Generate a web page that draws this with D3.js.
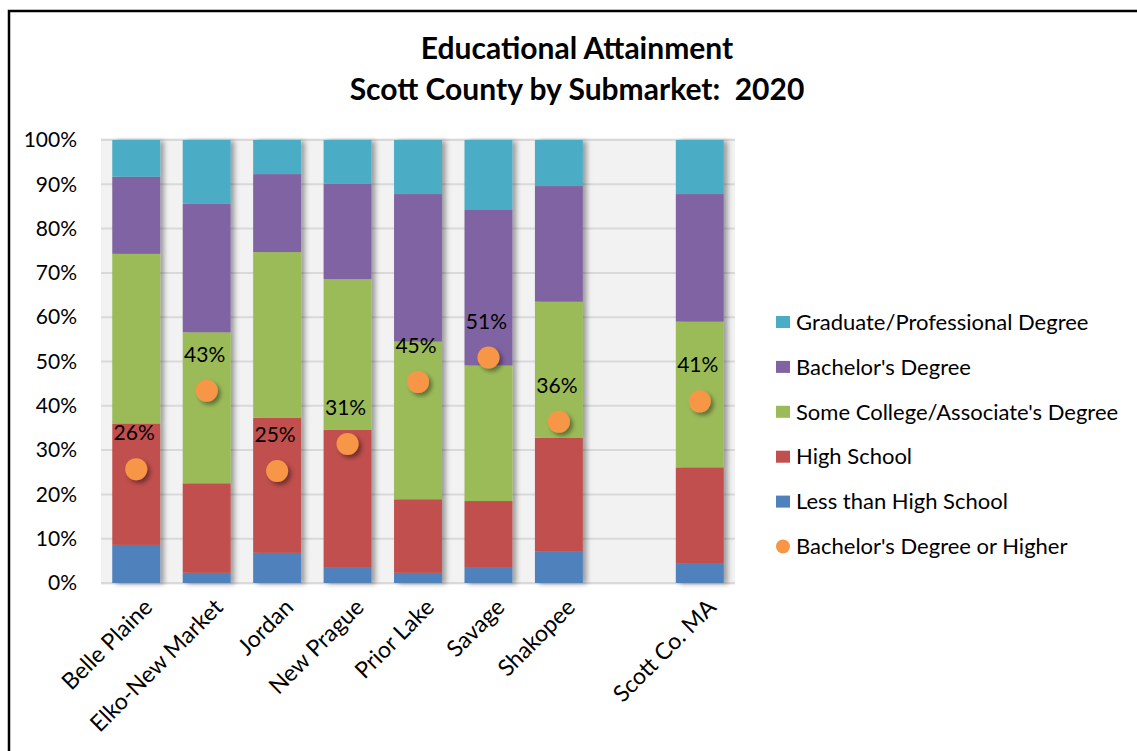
====================
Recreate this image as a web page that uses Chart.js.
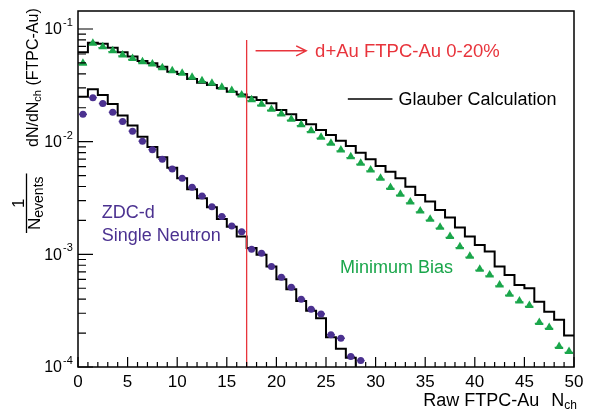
====================
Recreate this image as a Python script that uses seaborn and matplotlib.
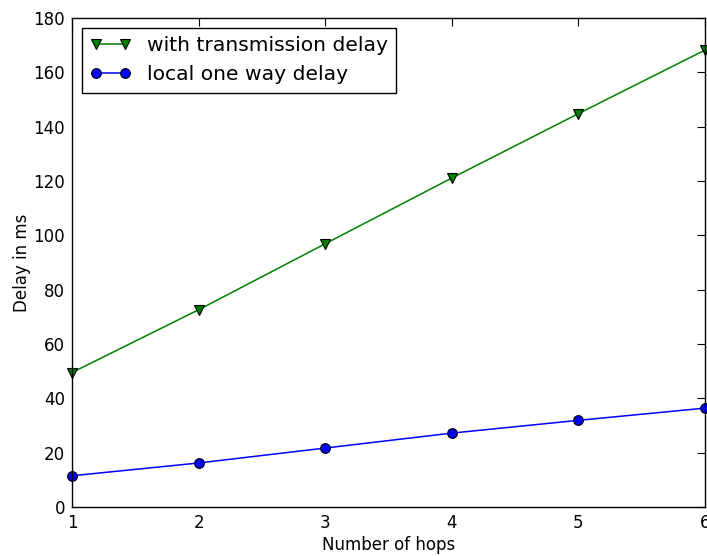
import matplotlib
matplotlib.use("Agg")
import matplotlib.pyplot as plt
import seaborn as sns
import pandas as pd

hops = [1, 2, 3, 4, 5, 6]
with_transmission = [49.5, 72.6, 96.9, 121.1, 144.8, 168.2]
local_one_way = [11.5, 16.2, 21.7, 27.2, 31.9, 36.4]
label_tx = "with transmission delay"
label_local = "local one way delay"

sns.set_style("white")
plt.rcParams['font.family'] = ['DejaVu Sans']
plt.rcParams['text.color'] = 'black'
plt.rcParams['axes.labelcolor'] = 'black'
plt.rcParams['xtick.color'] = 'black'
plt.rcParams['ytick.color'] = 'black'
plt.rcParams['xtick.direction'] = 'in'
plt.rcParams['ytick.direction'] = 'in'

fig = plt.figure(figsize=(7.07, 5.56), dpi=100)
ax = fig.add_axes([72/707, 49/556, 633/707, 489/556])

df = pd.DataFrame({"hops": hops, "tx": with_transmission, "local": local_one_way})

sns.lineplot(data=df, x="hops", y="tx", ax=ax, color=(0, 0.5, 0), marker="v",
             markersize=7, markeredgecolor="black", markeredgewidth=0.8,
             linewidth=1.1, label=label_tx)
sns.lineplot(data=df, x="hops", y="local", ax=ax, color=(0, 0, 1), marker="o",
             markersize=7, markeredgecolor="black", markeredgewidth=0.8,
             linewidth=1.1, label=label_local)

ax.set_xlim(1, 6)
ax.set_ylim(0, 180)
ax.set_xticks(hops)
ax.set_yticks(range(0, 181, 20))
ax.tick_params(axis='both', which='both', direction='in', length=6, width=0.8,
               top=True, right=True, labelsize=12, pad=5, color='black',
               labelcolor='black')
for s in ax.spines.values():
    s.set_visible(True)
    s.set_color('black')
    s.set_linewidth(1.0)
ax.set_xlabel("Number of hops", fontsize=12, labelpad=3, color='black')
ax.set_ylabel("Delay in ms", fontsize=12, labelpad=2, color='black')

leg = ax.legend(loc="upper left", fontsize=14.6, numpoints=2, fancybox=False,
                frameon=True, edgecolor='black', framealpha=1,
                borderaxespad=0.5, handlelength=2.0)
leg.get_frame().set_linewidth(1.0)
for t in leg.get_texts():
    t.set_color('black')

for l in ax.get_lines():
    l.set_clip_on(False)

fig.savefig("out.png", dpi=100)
====================
**Exercise description**: Make an exact copy of the lines from the one containing "Recreate this image as a Python" to the one containing "linewidth=1.1, label=label_local)", keeping both and leaving out every picture.

**Reply to the exercise**:
Recreate this image as a Python script that uses seaborn and matplotlib.
import matplotlib
matplotlib.use("Agg")
import matplotlib.pyplot as plt
import seaborn as sns
import pandas as pd

hops = [1, 2, 3, 4, 5, 6]
with_transmission = [49.5, 72.6, 96.9, 121.1, 144.8, 168.2]
local_one_way = [11.5, 16.2, 21.7, 27.2, 31.9, 36.4]
label_tx = "with transmission delay"
label_local = "local one way delay"

sns.set_style("white")
plt.rcParams['font.family'] = ['DejaVu Sans']
plt.rcParams['text.color'] = 'black'
plt.rcParams['axes.labelcolor'] = 'black'
plt.rcParams['xtick.color'] = 'black'
plt.rcParams['ytick.color'] = 'black'
plt.rcParams['xtick.direction'] = 'in'
plt.rcParams['ytick.direction'] = 'in'

fig = plt.figure(figsize=(7.07, 5.56), dpi=100)
ax = fig.add_axes([72/707, 49/556, 633/707, 489/556])

df = pd.DataFrame({"hops": hops, "tx": with_transmission, "local": local_one_way})

sns.lineplot(data=df, x="hops", y="tx", ax=ax, color=(0, 0.5, 0), marker="v",
             markersize=7, markeredgecolor="black", markeredgewidth=0.8,
             linewidth=1.1, label=label_tx)
sns.lineplot(data=df, x="hops", y="local", ax=ax, color=(0, 0, 1), marker="o",
             markersize=7, markeredgecolor="black", markeredgewidth=0.8,
             linewidth=1.1, label=label_local)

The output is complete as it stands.